Question: What field tolerances matter most for thermal bridge mitigation at façade brackets?

Focus on full pad bearing (no gaps over 1 mm), correct pad thickness within ±2 mm, calibrated anchor torque, and eliminating any metal-to-metal bypass. Verify non-conductive shims meet specified λ-values and keep shim stacks within design limits to avoid creating unintended conductive paths.

Question: How do I validate that slab edge thermal breaks performed as modeled?

Confirm correct connector type and orientation, continuity of insulation, and post-pour alignment using a 2 m straightedge. Then perform IR thermography with at least a 10 K temperature differential and low wind. Anomalies should be within acceptable ΔT thresholds, with photos and settings attached to the report.

Question: Which tools are essential for inspecting penetrations without removing finishes?
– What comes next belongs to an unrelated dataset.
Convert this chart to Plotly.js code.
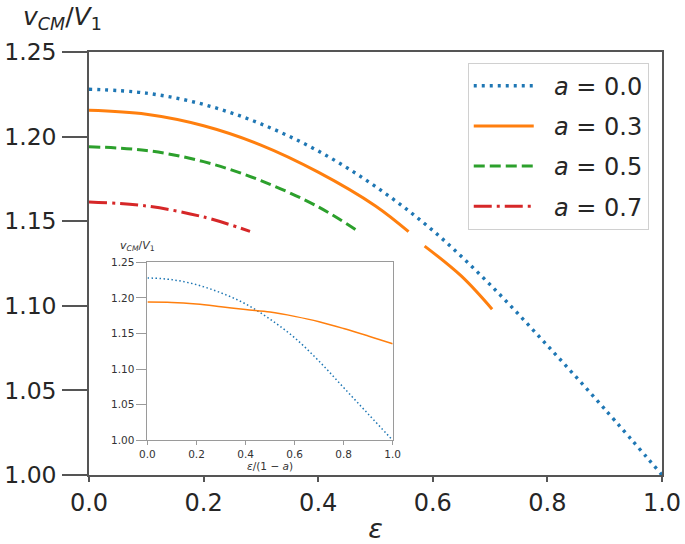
<!DOCTYPE html>
<html>
<head>
<meta charset="utf-8">
<script src="https://cdn.plot.ly/plotly-3.0.1.min.js"></script>
<style>
html,body{margin:0;padding:0;background:#ffffff;}
#chart{width:685px;height:544px;}
</style>
</head>
<body>
<div id="chart"></div>
<script>
// ---- main panel data (epsilon vs v_CM/V_1) ----
const eps_a00 = [0.0, 0.1, 0.2, 0.3, 0.4, 0.5, 0.6, 0.7, 0.8, 0.9, 1.0];
const v_a00   = [1.228, 1.2257, 1.219, 1.2075, 1.1915, 1.1705, 1.1445, 1.1125, 1.0765, 1.039, 1.000];

const eps_a03 = [0.0, 0.1, 0.2, 0.3, 0.4, 0.5, 0.5577, 0.571, 0.5857, 0.65, 0.7035];
const v_a03   = [1.2155, 1.2132, 1.2064, 1.195, 1.179, 1.159, 1.1438, null, 1.1353, 1.1175, 1.098];

const eps_a05 = [0.0, 0.1, 0.2, 0.3, 0.4, 0.4675];
const v_a05   = [1.194, 1.1918, 1.1852, 1.174, 1.1585, 1.1445];

const eps_a07 = [0.0, 0.1, 0.2, 0.281];
const v_a07   = [1.1614, 1.159, 1.1525, 1.144];

// ---- inset data (epsilon/(1-a) vs v_CM/V_1) ----
const inset_x      = [0.0, 0.1, 0.2, 0.3, 0.4, 0.5, 0.6, 0.7, 0.8, 0.9, 1.0];
const inset_blue   = [1.228, 1.2255, 1.2185, 1.207, 1.1915, 1.170, 1.144, 1.111, 1.074, 1.037, 1.000];
const inset_orange = [1.194, 1.1935, 1.1912, 1.1875, 1.1835, 1.180, 1.174, 1.1665, 1.157, 1.1465, 1.1355];

const legendNames = ['<i>a</i> = 0.0', '<i>a</i> = 0.3', '<i>a</i> = 0.5', '<i>a</i> = 0.7'];
const yTicks = [1.00, 1.05, 1.10, 1.15, 1.20, 1.25];
const xTicks = [0.0, 0.2, 0.4, 0.6, 0.8, 1.0];

const C_BLUE = '#1f77b4', C_ORANGE = '#ff7f0e', C_GREEN = '#2ca02c', C_RED = '#d62728';
const FONT = 'DejaVu Sans, Liberation Sans, sans-serif';
const PAD = '\u00a0\u00a0';

const traces = [
  {x: eps_a00, y: v_a00, name: PAD + legendNames[0], legendgroup: 'g0', mode: 'lines',
   line: {color: C_BLUE, width: 3.4, dash: '3px,5px', shape: 'spline'}},
  {x: eps_a03, y: v_a03, name: PAD + legendNames[1], legendgroup: 'g1', mode: 'lines', connectgaps: false,
   line: {color: C_ORANGE, width: 3, shape: 'spline'}},
  {x: eps_a05, y: v_a05, name: PAD + legendNames[2], legendgroup: 'g2', mode: 'lines',
   line: {color: C_GREEN, width: 3, dash: '11px,5px', shape: 'spline'}},
  {x: eps_a07, y: v_a07, name: PAD + legendNames[3], legendgroup: 'g3', mode: 'lines',
   line: {color: C_RED, width: 3, dash: '18px,5px,3px,5px', shape: 'spline'}},
  {x: inset_x, y: inset_blue, xaxis: 'x2', yaxis: 'y2', mode: 'lines', showlegend: false,
   line: {color: C_BLUE, width: 1.5, dash: '1.5px,2.5px', shape: 'spline'}},
  {x: inset_x, y: inset_orange, xaxis: 'x2', yaxis: 'y2', mode: 'lines', showlegend: false,
   line: {color: C_ORANGE, width: 1.5, shape: 'spline'}}
];

const layout = {
  width: 685, height: 544,
  margin: {l: 89, r: 23, t: 52, b: 69, pad: 0},
  paper_bgcolor: '#ffffff', plot_bgcolor: '#ffffff',
  font: {family: FONT, color: '#262626'},
  showlegend: true,
  legend: {
    x: 0.661, y: 0.975, xanchor: 'left', yanchor: 'top',
    bgcolor: 'rgba(255,255,255,0.9)', bordercolor: '#d0d0d0', borderwidth: 1,
    font: {family: FONT, size: 24, color: '#262626'},
    traceorder: 'grouped', tracegroupgap: 6, itemwidth: 60
  },
  xaxis: {
    domain: [0, 1], range: [0, 1], tickvals: xTicks, tickformat: '.1f',
    showgrid: false, zeroline: false, showline: true, mirror: true,
    linecolor: '#555555', linewidth: 1.5,
    ticks: 'outside', ticklen: 5, tickwidth: 1.5, tickcolor: '#555555',
    tickfont: {family: FONT, size: 24, color: '#262626'},
    title: {text: '<i>ε</i>', font: {family: FONT, size: 27, color: '#262626'}, standoff: 12}
  },
  yaxis: {
    domain: [0, 1], range: [1.0, 1.25], tickvals: yTicks, tickformat: '.2f',
    showgrid: false, zeroline: false, showline: true, mirror: true,
    linecolor: '#555555', linewidth: 1.5,
    ticks: 'outside', ticklen: 25, tickwidth: 1.5, tickcolor: '#555555',
    tickfont: {family: FONT, size: 23.5, color: '#262626'},
    ticklabelstandoff: 1
  },
  xaxis2: {
    anchor: 'y2', domain: [0.102, 0.530], range: [0, 1], tickvals: xTicks, tickformat: '.1f',
    showgrid: false, zeroline: false, showline: true, mirror: true,
    linecolor: '#9a9a9a', linewidth: 1,
    ticks: 'outside', ticklen: 4, tickwidth: 1, tickcolor: '#9a9a9a',
    tickfont: {family: FONT, size: 10.5, color: '#333333'},
    title: {text: '<i>ε</i>/(1 − <i>a</i>)', font: {family: FONT, size: 10.5, color: '#333333'}, standoff: 3}
  },
  yaxis2: {
    anchor: 'x2', domain: [0.082, 0.503], range: [1.0, 1.25], tickvals: yTicks, tickformat: '.2f',
    showgrid: false, zeroline: false, showline: true, mirror: true,
    linecolor: '#9a9a9a', linewidth: 1,
    ticks: 'outside', ticklen: 10, tickwidth: 1, tickcolor: '#9a9a9a',
    tickfont: {family: FONT, size: 10.5, color: '#333333'}
  },
  annotations: [
    {text: '<i>v</i><sub><i>CM</i></sub>/<i>V</i><sub>1</sub>', xref: 'paper', yref: 'paper',
     x: -0.118, y: 1.08, xanchor: 'left', yanchor: 'middle', showarrow: false,
     font: {family: FONT, size: 25, color: '#262626'}},
    {text: '<i>v</i><sub><i>CM</i></sub>/<i>V</i><sub>1</sub>', xref: 'paper', yref: 'paper',
     x: (118 - 89.3) / 572.4, y: (475.3 - 246) / 423.6, xanchor: 'left', yanchor: 'middle', showarrow: false,
     font: {family: FONT, size: 11, color: '#333333'}}
  ]
};

Plotly.newPlot('chart', traces, layout, {displayModeBar: false, responsive: false});
</script>
</body>
</html>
Carry a borescope for confined checks, feeler gauges or depth probes for compression verification, a smoke pencil for quick airtightness screening, and a hygrometer plus IR thermometer to check surface temperature versus dew point. Document with photos and include product labels and batch numbers.

Question: When should these inspections occur to avoid rework and delays?

Set hold points before concealment: after bracket positioning but before cladding, before slab pours to verify connector orientation, and immediately after penetration installations. Capture torque logs, photos, and test results then. Early findings prevent costly demolition and keep thermal performance aligned with approved specifications.